Indeed, for my project I plan on using Erlang to orchestrate and route communication between OCaml executables, so it will be something like Bucklescript <--> Internet <--> Erlang <--> OCaml.
Of course, one could probably go without the Erlang part and use some OCaml web framework, but in my case it’s just easier and faster (to build) this way.


#3

I think this can work out in some beneficial ways:

  1. While it’s true it’ll be harder to find workers, the ones you do find are likely to be on average ‘higher quality’ than your generic workers.
  2. It seems to me like the supply of workers interested to work at jobs with functional programming may still be higher than the demand, which will work in your favor. I could be wrong about this, but that’s the impression I’m getting.
  3. Once you learn a functional programming language, others are fairly easy to pick up. OCaml is easier to learn than Haskell, so a Haskell programmer can write OCaml code. Scala programmers are also fairly compatible, as are Erlangers. And of course F# is essentially a clone of OCaml with interfaces to the CLR.

#4

Performance and a job market status are not language properties, but anyway thank you for your response. Could you please provide more details about Erlang’s outperformance related to websockets comparing to OCaml? As for me, OCaml has no serious performance issues, so that the equivalent code in Erlang should not be a lot faster (that is my suggestion cause I have no serious experience in both: OCaml and Erlang).


#5

I’ll list what I see as a more interesting disadvantage: as with all languages that use garbage collection, very very hard real time or tight memory environments are unlikely to be good targets for the code. Note that both of these are a very small subset of the world’s applications, but it’s reasonable to know that. This disadvantage is also present in a huge number of other languages of course. It is also the case that languages without garbage collection should be avoided unless absolutely necessary because of their own disadvantages (though Rust seems to give one a lot of the best of both worlds).


#6

It’s worth noting that OCaml is possibly the best of the GC languages in this regard. The GC is very tight and is regarded as just about the fastest out there (the GC, not the language).


#7

It’s not necessarily “faster”, but it’s certainly “leaner” and “easier” to do such kind of things with Erlang.
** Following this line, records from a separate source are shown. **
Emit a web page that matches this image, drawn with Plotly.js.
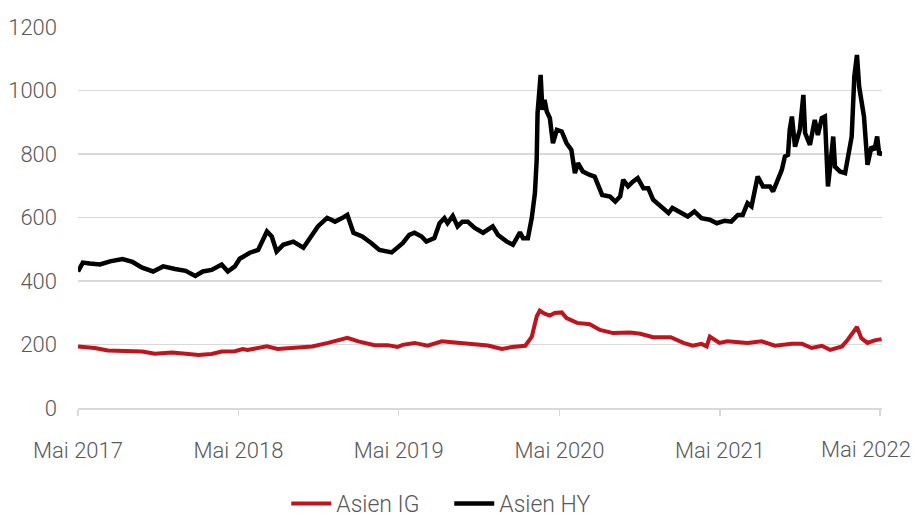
<!DOCTYPE html>
<html>
<head>
<meta charset="utf-8">
<script src="https://cdn.plot.ly/plotly-3.0.1.min.js"></script>
<style>html,body{margin:0;padding:0;background:#fff;}#chart{width:915px;height:518px;}</style>
</head>
<body>
<div id="chart"></div>
<script>
const hyDates = ['2017-05-01','2017-05-12','2017-05-28','2017-06-20','2017-07-13','2017-08-10','2017-09-02','2017-09-24','2017-10-19','2017-11-11','2017-12-08','2018-01-01','2018-01-23','2018-02-09','2018-03-01','2018-03-24','2018-04-07','2018-04-23','2018-05-04','2018-05-27','2018-06-15','2018-07-05','2018-07-16','2018-07-27','2018-08-11','2018-09-03','2018-09-26','2018-10-18','2018-10-29','2018-11-19','2018-12-07','2018-12-23','2019-01-04','2019-01-18','2019-02-07','2019-02-28','2019-03-18','2019-04-15','2019-04-28','2019-05-10','2019-05-25','2019-06-06','2019-06-22','2019-07-03','2019-07-21','2019-08-02','2019-08-13','2019-08-20','2019-09-01','2019-09-12','2019-09-23','2019-10-05','2019-10-21','2019-11-09','2019-12-01','2019-12-13','2020-01-02','2020-01-16','2020-02-01','2020-02-08','2020-02-19','2020-02-28','2020-03-06','2020-03-10','2020-03-12','2020-03-19','2020-03-23','2020-03-28','2020-04-02','2020-04-09','2020-04-16','2020-04-25','2020-05-06','2020-05-17','2020-05-28','2020-06-05','2020-06-12','2020-06-23','2020-07-09','2020-07-20','2020-08-06','2020-08-24','2020-09-05','2020-09-16','2020-09-23','2020-10-04','2020-10-15','2020-10-26','2020-11-08','2020-11-19','2020-11-30','2020-12-23','2021-01-04','2021-01-13','2021-01-31','2021-02-17','2021-03-04','2021-03-20','2021-04-08','2021-04-24','2021-05-12','2021-05-27','2021-06-11','2021-06-22','2021-07-03','2021-07-12','2021-07-26','2021-08-07','2021-08-23','2021-08-30','2021-09-10','2021-09-19','2021-09-26','2021-10-03','2021-10-07','2021-10-12','2021-10-19','2021-10-30','2021-11-07','2021-11-11','2021-11-22','2021-12-03','2021-12-10','2021-12-19','2021-12-26','2022-01-02','2022-01-07','2022-01-14','2022-01-18','2022-01-29','2022-02-10','2022-02-16','2022-02-25','2022-03-03','2022-03-09','2022-03-14','2022-03-25','2022-04-02','2022-04-11','2022-04-18','2022-04-24','2022-04-29','2022-05-05'];
const hyValues = [430,458,455,452,462,469,460,442,430,446,438,432,416,430,435,452,430,446,470,489,498,556,540,493,514,524,505,552,572,599,587,598,608,552,540,519,498,490,505,519,545,552,540,524,535,582,598,582,605,572,587,587,567,552,572,545,524,514,553,535,535,600,677,781,929,1049,939,970,934,913,834,876,871,834,813,740,771,745,734,729,671,666,650,666,719,698,713,724,692,692,656,630,614,630,614,603,619,598,593,582,590,587,608,608,645,635,729,698,698,682,719,750,792,797,876,918,823,876,986,866,829,907,860,913,918,698,760,855,760,745,740,792,855,1044,1112,1012,918,766,823,813,855,797,808];

const igDates = ['2017-05-01','2017-06-08','2017-07-08','2017-08-16','2017-09-24','2017-10-23','2017-12-01','2018-01-01','2018-01-30','2018-03-01','2018-03-24','2018-04-23','2018-05-11','2018-05-22','2018-07-05','2018-07-29','2018-09-07','2018-10-16','2018-11-21','2018-12-23','2019-01-04','2019-01-29','2019-03-07','2019-04-06','2019-04-28','2019-05-10','2019-06-06','2019-07-06','2019-08-07','2019-09-06','2019-10-14','2019-11-20','2019-12-22','2020-01-14','2020-02-13','2020-02-28','2020-03-10','2020-03-17','2020-03-28','2020-04-09','2020-04-20','2020-05-06','2020-05-17','2020-06-10','2020-07-09','2020-08-01','2020-08-31','2020-10-09','2020-11-01','2020-11-30','2021-01-09','2021-02-07','2021-02-28','2021-03-20','2021-04-01','2021-04-08','2021-04-19','2021-04-30','2021-05-18','2021-07-03','2021-08-04','2021-09-03','2021-10-12','2021-11-04','2021-11-26','2021-12-19','2022-01-07','2022-02-03','2022-02-16','2022-02-28','2022-03-09','2022-03-19','2022-04-02','2022-04-18','2022-05-04'];
const igValues = [194,189,181,178,178,171,175,171,167,170,178,179,186,183,194,186,191,194,205,215,221,210,198,198,192,199,205,196,210,206,202,197,186,192,196,225,288,307,297,291,299,301,283,268,264,246,236,238,234,223,223,205,196,202,194,225,215,205,210,205,210,196,202,202,189,196,183,194,215,241,255,220,205,213,217];

const tickDates = ['2017-05-01','2018-05-01','2019-05-01','2020-05-01','2021-05-01','2022-05-01'];
const tickLabels = ['Mai 2017','Mai 2018','Mai 2019','Mai 2020','Mai 2021','Mai 2022'];
const seriesNames = ['Asien IG','Asien HY'];

const grid = '#d9d9d9';
const fontFam = 'Roboto, "Liberation Sans", Arial, sans-serif';
const textColor = '#595959';

const traces = [
  {x: igDates, y: igValues, name: seriesNames[0], type: 'scatter', mode: 'lines',
   line: {color: '#c0141c', width: 4}},
  {x: hyDates, y: hyValues, name: seriesNames[1], type: 'scatter', mode: 'lines',
   line: {color: '#000000', width: 4.5}}
];

// last tick label is shifted left in the original so it fits inside the page
const shownLabels = tickLabels.map((t, i) => i === tickLabels.length - 1 ? '' : t);

const layout = {
  width: 915, height: 518,
  margin: {l: 78, r: 33, t: 27, b: 110},
  paper_bgcolor: '#fff', plot_bgcolor: '#fff',
  font: {family: fontFam, size: 22, color: textColor, weight: 300},
  showlegend: true,
  legend: {orientation: 'h', xref: 'container', yref: 'container', x: 0.491, xanchor: 'center', y: 0.028, yanchor: 'middle',
           font: {family: fontFam, size: 23, color: textColor, weight: 300}, itemwidth: 40,
           entrywidth: 108, entrywidthmode: 'pixels', traceorder: 'normal'},
  xaxis: {type: 'date', range: ['2017-05-01','2022-05-05'], tickmode: 'array', tickvals: tickDates, ticktext: shownLabels,
          ticks: 'outside', ticklen: 6, tickwidth: 1.5, tickcolor: grid, showline: true, linecolor: grid, linewidth: 1.5,
          showgrid: false, zeroline: false, ticklabelstandoff: 16, fixedrange: true},
  yaxis: {range: [0, 1200], dtick: 200, tick0: 0, showgrid: true, gridcolor: grid, gridwidth: 1.5,
          zeroline: false, showline: false, ticks: '', ticklabelstandoff: 20, fixedrange: true},
  annotations: [{text: tickLabels[tickLabels.length - 1], xref: 'paper', yref: 'paper', x: 1, y: 0,
                 xanchor: 'right', yanchor: 'top', xshift: 31, yshift: -27, showarrow: false,
                 font: {family: fontFam, size: 22, color: textColor, weight: 300}}]
};

Plotly.newPlot('chart', traces, layout, {displayModeBar: false, staticPlot: true});
</script>
</body>
</html>
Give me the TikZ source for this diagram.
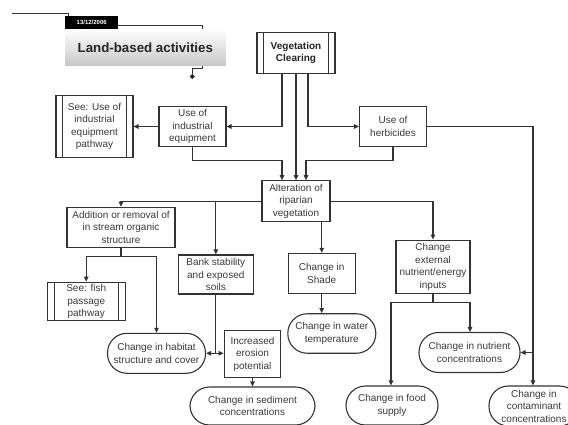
\documentclass[tikz,border=0pt]{standalone}
\usepackage{fontspec}
\setmainfont{Liberation Sans}
\usetikzlibrary{arrows.meta,calc}
\definecolor{ln}{HTML}{333333}
\definecolor{tx}{HTML}{3A3A3A}
\tikzset{
  box/.style={draw=ln,line width=1.1pt,fill=white,align=center,inner sep=0pt,text=tx,
     font=\fontsize{10}{12.5}\selectfont},
  term/.style={box,rounded corners=19.5pt},
  arr/.style={draw=ln,line width=1.1pt,-{Triangle[length=5pt,width=4.5pt]}},
  ln/.style={draw=ln,line width=1.1pt},
}
\newcommand{\ppside}[2]{%
  \draw[ln] ([xshift=#2]#1.north west) -- ([xshift=#2]#1.south west);
  \draw[ln] ([xshift=-#2]#1.north east) -- ([xshift=-#2]#1.south east);}
\begin{document}
\begin{tikzpicture}[x=1pt,y=-1pt]
\useasboundingbox (0,0) rectangle (568,425);
% header
\shade[top color=white,bottom color=black!22] (65,29) rectangle (225.5,66);
\node[inner sep=0pt,font=\fontsize{13.3}{15}\selectfont\bfseries,text=black!85] (title) at (145.3,47.5) {Land-based activities};
\node[fill=black,minimum width=53pt,minimum height=12.5pt,inner sep=0pt,text=white,
  font=\fontsize{6}{7}\selectfont\bfseries,anchor=north west] (date) at (65,16) {13/12/2006};
\coordinate (tl) at (12,13.3);
\draw[ln,line width=0.9pt] (tl) -| ([xshift=3pt]date.north west);
\draw[ln,line width=0.9pt] ([yshift=-3pt]date.east) -| (202.3,29);
\coordinate (dot) at (192.3,76.5);
\draw[ln,line width=0.9pt] (202.3,66) -- (202.3,68.5) -| (dot);
\fill[ln] (dot) circle (1.8pt);
% nodes
\node[box,minimum width=78pt,minimum height=41pt,font=\fontsize{10}{12.5}\selectfont\bfseries,text=black!85] (veg) at (296,53) {Vegetation\\Clearing};
\ppside{veg}{7pt}
\node[box,minimum width=67pt,minimum height=40pt] (herb) at (393,126.5) {Use of\\herbicides};
\node[box,minimum width=67pt,minimum height=40pt] (indeq) at (192.5,126.5) {Use of\\industrial\\equipment};
\node[box,minimum width=77pt,minimum height=62pt] (seeind) at (94.5,126.5) {See: Use of\\industrial\\equipment\\pathway};
\ppside{seeind}{7pt}
\node[box,minimum width=68pt,minimum height=41pt] (alt) at (296,201.2) {Alteration of\\riparian\\vegetation};
\node[box,minimum width=108pt,minimum height=40pt] (add) at (121,227.3) {Addition or removal of\\in stream organic\\structure};
\node[box,minimum width=75pt,minimum height=39pt] (bank) at (215.8,274.5) {Bank stability\\and exposed\\soils};
\node[box,minimum width=67pt,minimum height=40pt] (shade) at (321.7,273.3) {Change in\\Shade};
\node[box,minimum width=74pt,minimum height=53.3pt] (ext) at (433,266.7) {Change\\external\\nutrient/energy\\inputs};
\node[box,minimum width=78pt,minimum height=38.5pt] (seefish) at (86.2,301.5) {See: fish\\passage\\pathway};
\ppside{seefish}{7.7pt}
\node[term,minimum width=98pt,minimum height=40pt] (hab) at (156.5,353.3) {Change in habitat\\structure and cover};
\node[box,minimum width=56.5pt,minimum height=46.5pt] (ero) at (252.5,354) {Increased\\erosion\\potential};
\node[term,minimum width=88pt,minimum height=39.5pt] (water) at (331.8,333.5) {Change in water\\temperature};
\node[term,minimum width=125pt,minimum height=38pt] (sed) at (252.5,406) {Change in sediment\\concentrations};
\node[term,minimum width=101pt,minimum height=40pt] (nut) at (469.5,352.5) {Change in nutrient\\concentrations};
\node[term,minimum width=92pt,minimum height=39pt] (food) at (392,405.5) {Change in food\\supply};
\node[term,minimum width=90pt,minimum height=40pt] (cont) at (534,406) {Change in\\contaminant\\concentrations};
% connectors
\draw[arr] ([xshift=-14pt]veg.south) |- (indeq.east);
\draw[arr] (veg.south) -- (alt.north);
\draw[arr] ([xshift=12pt]veg.south) |- (herb.west);
\draw[arr] (indeq.west) -- (seeind.east);
\draw[arr] (indeq.south) -- ++(0,13.5) -| ([xshift=-14pt]alt.north);
\draw[arr] (herb.south) -- ++(0,13.5) -| ([xshift=10pt]alt.north);
\draw[arr] (herb.east) -| ([xshift=-1pt]cont.north);
\coordinate (cj) at ([xshift=-1pt]cont.north |- nut.east);
\draw[arr] (cj) -- (nut.east);
\draw[arr] (alt.west) -| (add.north);
\draw[arr] (alt.west -| bank.north) -- (bank.north);
\draw[arr] (alt.east) -| (ext.north);
\draw[arr] (shade.north |- alt.south) -- (shade.north);
\draw[arr] (shade.south) -- (shade.south |- water.north);
\coordinate (aj) at ($(add.south)+(0,8.4)$);
\draw[arr] (add.south) -- (aj) -| (seefish.north);
\draw[arr] (aj) -| (hab.north);
\coordinate (bj) at (bank.south |- hab.east);
\draw[ln] (bank.south) -- (bj);
\draw[arr] (bj) -- (hab.east);
\draw[arr] (bj) -- (ero.west |- bj);
\draw[arr] (ero.south) -- (sed.north);
\coordinate (ej) at ($(ext.south)+(0,8.4)$);
\draw[arr] (ext.south) -- (ej) -| ([xshift=-1pt]food.north);
\draw[arr] (ej) -| ([xshift=0.5pt]nut.north);
\end{tikzpicture}
\end{document}
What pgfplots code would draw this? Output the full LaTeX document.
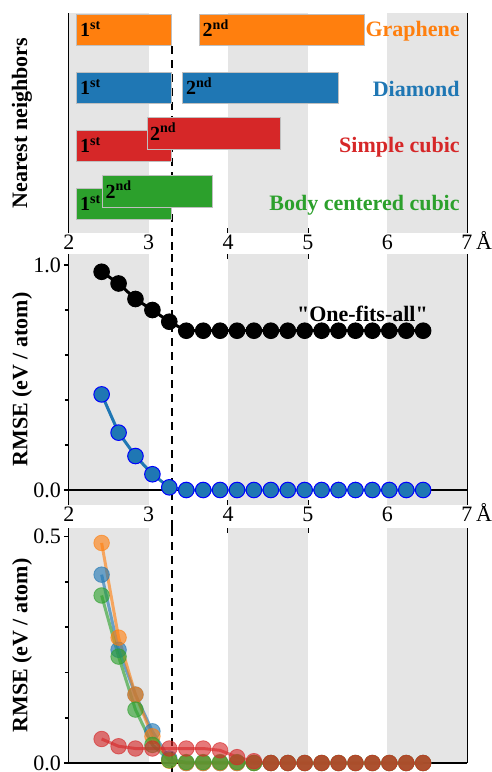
\documentclass[border=0pt]{standalone}
\usepackage{fontspec}
\setmainfont{Liberation Serif}[Ligatures=TeXOff]
\usepackage{pgfplots}
\pgfplotsset{compat=1.18}
\definecolor{cOr}{HTML}{FF7F0E}
\definecolor{cBl}{HTML}{1F77B4}
\definecolor{cRd}{HTML}{D62728}
\definecolor{cGr}{HTML}{2CA02C}
\definecolor{band}{HTML}{E5E5E5}
\definecolor{edgegray}{HTML}{BFBFBF}
\pgfplotsset{
 panel/.style={
  scale only axis, width=398pt, xmin=2, xmax=7, anchor=south west,
  separate axis lines,
  x axis line style={draw=none},
  y axis line style={line width=1.6pt},
  xtick={2,3,4,5,6,7},
  xtick align=inside,
  major tick length=5pt, minor tick length=4pt,
  every tick/.style={black, line width=1.6pt},
  tick label style={font=\fontsize{22}{26}\selectfont},
  xticklabel style={inner sep=1.5pt},
  yticklabel style={inner sep=0.5pt, xshift=-2.5pt},
  xticklabels={2,3,4,5,6,{7\rlap{\,\smash{Å}}}},
  ylabel style={font=\fontsize{22}{26}\selectfont\bfseries, at={(axis description cs:-0.118,0.5)}, anchor=center},
  clip=false,
 },
 bar/.style={draw=edgegray, line width=1pt},
 ser/.style={line width=3pt, opacity=0.62, mark=*, mark size=7.8pt, mark options={draw=#1, fill=#1, line width=0.8pt}, #1},
}
\tikzset{
 lab/.style={anchor=base west, inner xsep=3pt, font=\fontsize{20}{24}\selectfont\bfseries},
 stname/.style={anchor=base east, inner xsep=0pt, font=\fontsize{22}{26}\selectfont\bfseries},
 dashv/.style={dash pattern=on 8pt off 6pt, line width=2.2pt},
}
\begin{document}
\begin{tikzpicture}
\useasboundingbox (0pt,0pt) rectangle (491pt,-772pt);
% ---------------- Panel 1: nearest neighbours ----------------
\begin{axis}[panel, at={(69pt,-233pt)}, height=220pt,
  ymin=-0.5, ymax=3.293, ytick=\empty,
  xtick pos=left, xticklabel pos=left,
  ylabel={Nearest neighbors}]
\fill[band] (axis cs:2,-0.5) rectangle (axis cs:3,3.293);
\fill[band] (axis cs:4,-0.5) rectangle (axis cs:5,3.293);
\fill[band] (axis cs:6,-0.5) rectangle (axis cs:7,3.293);
\draw[dashv] (axis cs:3.29,2.72) -- (axis cs:3.29,-0.862);
% Graphene
\addplot[bar, fill=cOr] coordinates {(2.1,2.725) (3.29,2.725) (3.29,3.275) (2.1,3.275)} --cycle;
\addplot[bar, fill=cOr] coordinates {(3.64,2.725) (5.71,2.725) (5.71,3.275) (3.64,3.275)} --cycle;
% Diamond
\addplot[bar, fill=cBl] coordinates {(2.1,1.725) (3.29,1.725) (3.29,2.275) (2.1,2.275)} --cycle;
\addplot[bar, fill=cBl] coordinates {(3.43,1.725) (5.38,1.725) (5.38,2.275) (3.43,2.275)} --cycle;
% Simple cubic
\addplot[bar, fill=cRd] coordinates {(2.1,0.725) (3.29,0.725) (3.29,1.275) (2.1,1.275)} --cycle;
\addplot[bar, fill=cRd] coordinates {(2.98,0.945) (4.66,0.945) (4.66,1.495) (2.98,1.495)} --cycle;
% BCC
\addplot[bar, fill=cGr] coordinates {(2.1,-0.275) (3.29,-0.275) (3.29,0.275) (2.1,0.275)} --cycle;
\addplot[bar, fill=cGr] coordinates {(2.42,-0.06) (3.8,-0.06) (3.8,0.49) (2.42,0.49)} --cycle;
\node[lab] at (axis cs:2.1,2.88) {1\textsuperscript{st}};
\node[lab] at (axis cs:3.64,2.88) {2\textsuperscript{nd}};
\node[lab] at (axis cs:2.1,1.88) {1\textsuperscript{st}};
\node[lab] at (axis cs:3.43,1.88) {2\textsuperscript{nd}};
\node[lab] at (axis cs:2.1,0.88) {1\textsuperscript{st}};
\node[lab] at (axis cs:2.98,1.10) {2\textsuperscript{nd}};
\node[lab] at (axis cs:2.1,-0.12) {1\textsuperscript{st}};
\node[lab] at (axis cs:2.42,0.10) {2\textsuperscript{nd}};
\node[stname, text=cOr] at (axis cs:6.91,2.89) {Graphene};
\node[stname, text=cBl] at (axis cs:6.91,1.86) {Diamond};
\node[stname, text=cRd] at (axis cs:6.91,0.89) {Simple cubic};
\node[stname, text=cGr] at (axis cs:6.91,-0.115) {Body centered cubic};
\end{axis}
% ---------------- Panel 2: one fits all ----------------
\begin{axis}[panel, at={(69pt,-505pt)}, height=251pt,
  ymin=-0.0667, ymax=1.049,
  xtick pos=both, xticklabel pos=left,
  ytick={0,1}, yticklabels={0.0,1.0}, minor ytick={0.2,0.4,0.6,0.8},
  ytick pos=left, ytick align=outside,
  ylabel={RMSE (eV / atom)}]
\fill[band] (axis cs:2,-0.0667) rectangle (axis cs:3,1.049);
\fill[band] (axis cs:4,-0.0667) rectangle (axis cs:5,1.049);
\fill[band] (axis cs:6,-0.0667) rectangle (axis cs:7,1.049);
\draw[line width=1.6pt] (axis cs:2,0) -- (axis cs:7,0);
\draw[dashv] (axis cs:3.29,1.049) -- (axis cs:3.29,-0.169);
\addplot[black, line width=3pt, mark=*, mark size=7.8pt, mark options={fill=black, line width=1pt}] coordinates {
(2.410,0.970) (2.623,0.918) (2.835,0.849) (3.048,0.800) (3.260,0.748)
(3.473,0.708) (3.686,0.708) (3.898,0.708) (4.111,0.708) (4.323,0.708)
(4.536,0.708) (4.749,0.708) (4.961,0.708) (5.174,0.708) (5.386,0.708)
(5.599,0.708) (5.812,0.708) (6.024,0.708) (6.237,0.708) (6.449,0.708)};
\addplot[cBl, line width=3pt, mark=*, mark size=7.8pt, mark options={fill=cBl, draw=blue, line width=1pt}] coordinates {
(2.410,0.425) (2.623,0.255) (2.835,0.151) (3.048,0.070) (3.260,0.012)
(3.473,0) (3.686,0) (3.898,0) (4.111,0) (4.323,0)
(4.536,0) (4.749,0) (4.961,0) (5.174,0) (5.386,0)
(5.599,0) (5.812,0) (6.024,0) (6.237,0) (6.449,0)};
\node[anchor=base east, inner xsep=0pt, font=\fontsize{22}{26}\selectfont\bfseries] at (axis cs:6.51,0.748) {"One-fits-all"};
\end{axis}
% ---------------- Panel 3: per structure ----------------
\begin{axis}[panel, at={(69pt,-763pt)}, height=235pt,
  ymin=0, ymax=0.519,
  xtick pos=right, xticklabels={},
  ytick={0,0.5}, yticklabels={0.0,0.5}, minor ytick={0.1,0.2,0.3,0.4},
  ytick pos=left, ytick align=outside,
  ylabel={RMSE (eV / atom)}]
\fill[band] (axis cs:2,0) rectangle (axis cs:3,0.519);
\fill[band] (axis cs:4,0) rectangle (axis cs:5,0.519);
\fill[band] (axis cs:6,0) rectangle (axis cs:7,0.519);
\draw[line width=1.6pt] (axis cs:2,0) -- (axis cs:7,0);
\draw[dashv] (axis cs:3.29,0.519) -- (axis cs:3.29,-0.02);
\addplot[ser=cBl] coordinates {
(2.410,0.416) (2.623,0.250) (2.835,0.151) (3.048,0.070) (3.260,0.010)
(3.473,0) (3.686,0) (3.898,0) (4.111,0) (4.323,0)
(4.536,0) (4.749,0) (4.961,0) (5.174,0) (5.386,0)
(5.599,0) (5.812,0) (6.024,0) (6.237,0) (6.449,0)};
\addplot[ser=cOr] coordinates {
(2.410,0.486) (2.623,0.277) (2.835,0.151) (3.048,0.059) (3.260,0.005)
(3.473,0) (3.686,0) (3.898,0) (4.111,0) (4.323,0)
(4.536,0) (4.749,0) (4.961,0) (5.174,0) (5.386,0)
(5.599,0) (5.812,0) (6.024,0) (6.237,0) (6.449,0)};
\addplot[ser=cGr] coordinates {
(2.410,0.370) (2.623,0.235) (2.835,0.118) (3.048,0.040) (3.260,0.006)
(3.473,0.002) (3.686,0.002) (3.898,0.002) (4.111,0.002) (4.323,0)
(4.536,0) (4.749,0) (4.961,0) (5.174,0) (5.386,0)
(5.599,0) (5.812,0) (6.024,0) (6.237,0) (6.449,0)};
\addplot[ser=cRd] coordinates {
(2.410,0.053) (2.623,0.037) (2.835,0.032) (3.048,0.032) (3.260,0.032)
(3.473,0.032) (3.686,0.032) (3.898,0.028) (4.111,0.013) (4.323,0.004)
(4.536,0) (4.749,0) (4.961,0) (5.174,0) (5.386,0)
(5.599,0) (5.812,0) (6.024,0) (6.237,0) (6.449,0)};
\end{axis}
\end{tikzpicture}
\end{document}
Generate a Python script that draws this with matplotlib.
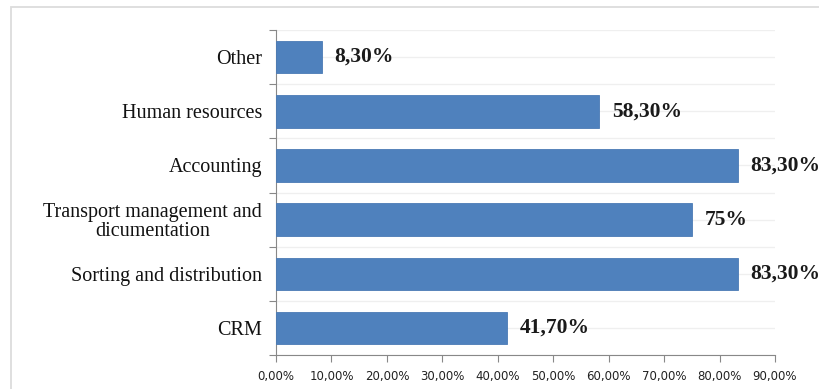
import matplotlib.pyplot as plt
from matplotlib.patches import Rectangle
from matplotlib.ticker import FixedLocator

categories = ["CRM", "Sorting and distribution", "Transport management and\ndicumentation",
              "Accounting", "Human resources", "Other"]
values = [41.7, 83.3, 75.0, 83.3, 58.3, 8.3]
value_labels = ["41,70%", "83,30%", "75%", "83,30%", "58,30%", "8,30%"]
xticks = [0, 10, 20, 30, 40, 50, 60, 70, 80, 90]
xtick_labels = ["0,00%", "10,00%", "20,00%", "30,00%", "40,00%", "50,00%",
                "60,00%", "70,00%", "80,00%", "90,00%"]

W, H = 820, 389
fig = plt.figure(figsize=(W / 100, H / 100), dpi=100)
# light frame around the chart area (cut off at right and bottom)
fig.patches.append(Rectangle((11 / W, -0.1), 1.2, (H - 7) / H + 0.1, transform=fig.transFigure,
                             fill=False, edgecolor="#dcdcdc", linewidth=1.3))
ax = fig.add_axes([276 / W, 1 - 355 / H, (775 - 276) / W, (355 - 30) / H])

y = list(range(len(categories)))
ax.barh(y, values, height=0.6, color="#4f81bd", edgecolor="#4a7ab5", linewidth=0.6, zorder=3)

for yi, v, lab in zip(y, values, value_labels):
    ax.annotate(lab, (v, yi), xytext=(9, 0), textcoords="offset points",
                va="center", ha="left", fontsize=15.5, fontweight="bold",
                family="Liberation Serif", color="#1a1a1a")

ax.set_xlim(0, 90)
ax.set_ylim(-0.5, len(categories) - 0.5)
ax.set_xticks(xticks)
ax.set_xticklabels(xtick_labels, fontsize=8.5, family="DejaVu Sans", color="#222222")
ax.set_yticks([i + 0.5 for i in range(-1, len(categories))], minor=False)
ax.set_yticklabels([])
ax.yaxis.set_minor_locator(FixedLocator(y))
ax.set_yticklabels(categories, minor=True, fontsize=14.5, family="Liberation Serif",
                   color="#111111", linespacing=1.0)
for t in ax.get_yticklabels(minor=True):
    t.set_multialignment("center")
ax.tick_params(axis="y", which="minor", length=0, pad=10)
ax.tick_params(axis="y", which="major", length=5, direction="out", color="#888888")
ax.tick_params(axis="x", length=5, direction="out", color="#888888", pad=6)

# faint horizontal gridlines at every half category
for g in [i * 0.5 - 0.5 for i in range(2 * len(categories) + 1)]:
    ax.axhline(g, color="#efefef", linewidth=0.9, zorder=0)

for side in ["top", "right"]:
    ax.spines[side].set_visible(False)
ax.spines["left"].set_color("#888888")
ax.spines["bottom"].set_color("#888888")

fig.savefig("out.png", dpi=100)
Erlang has “one-of-a-kind” preemptive scheduler in its VM which allows you to have thousands or even millions actors running simultaneously in the same VM while most of them will get “reasonable” latency. WhatsApp is quite famous with having achieved this, and me too, personally (although not in the range of millions) have written performant websocket servers which can effortlessly serve many thousands of simultaneous users.

WhatsApp: http://highscalability.com/blog/2014/2/26/the-whatsapp-architecture-facebook-bought-for-19-billion.html

A nice description of EVM scheduler: http://jlouisramblings.blogspot.bg/2013/01/how-erlang-does-scheduling.html


#8

Depending on the definition of “best”, Erlang is probably (much) better in this regard, as it only runs the GC in the scope of each individual actor, thus achieving much better “soft-realtime” guarantees for timers and messages.


#9

Fascinating. Sounds like Erlang sacrifices some performance (by interpreting) for the sake of decreasing latency (ability to preemptively context switch at the user level). They also give up on the notion of shared memory to simplify parallelism, which is a trade-off Go also makes.


#10

I think that’s a very good tradeoff. It works very well in the systems that have tried it, and there’s a big win in that if you share nothing you have no memory access hazards to deal with. Furthermore, in the long run, we may end up with systems with very large numbers of processors but relatively low performance for shared RAM.


#11

Probably depends on the application. I agree it’s a unique approach to cater to a particular niche. As an aside, I’m theorizing here, but it may be possible to do something similar with the OCaml multicore design. The key point being that the scheduler in the multicore branch is written in OCaml and can thus be swapped out at will, or modified to your heart’s content. If you wanted to run a low-latency application, you could potentially specialize a scheduler for this task.

This is an ongoing debate, but my opinion is that it’s unlikely to happen. OCaml has paid a heavy price for betting on this being true, and so far it has not borne out – the shared memory bus is significantly faster than the cost of sending messages, and languages that can handle shared memory perform better in general. Since Moore’s law is effectively dead with respect to performance, and the only way we proceed from here on out is to add cores, it’s in the interest of CPU companies to make shared memory as fast as it can be, and that’s precisely what they’ve been doing. The catch is that for many applications nowadays, aside from very intensive applications such as AAA games, video players, virtual reality, browsers, operating systems and such, shared memory is irrelevant.


#12

So, just a couple of quick notes:

(1) technically, Moore’s law is only about the number of transistors per device, and not about clock rates and such. I mention it only because it’s a pet peeve.

(2) as the number of cores scales, the complexity of managing cache coherency hardware goes up markedly. I don’t think we’ll be seeing systems with thousands of cores and high speed shared memory, but we already have systems with thousands of cores (like GPUs) that don’t conform to the CPU memory model.

All that said, you’re clearly correct that betting on a particular hardware future that might not come to pass is a mistake. Being able to operate in either model may be a win.


#13

I literally had that in parentheses in my post before I decided to delete it. :smile: That’s why I said ‘as it relates to performance’.


#14

We have very good (and performant) ways of doing shared memory tasks - it would be impossible to write real software otherwise. Of course its nothing close to the performance of OCaml - you can think of it as a “native database”, still much faster than what most languages have or what they can achieve by using redis/memcached:

ETS - http://erlang.org/doc/man/ets.html (seems to be down right at the moment)

And we also have Mnesia built on top of ETS, which provides distributed (between machines) transactions and optional disk storage


http://erlang.org/doc/man/mnesia.html


#15

Erlangers who like OCaml (or vice-versa) could keep an eye on Alpaca.


#16

I’ve found that I am using Irmin a lot like I would Mnesia.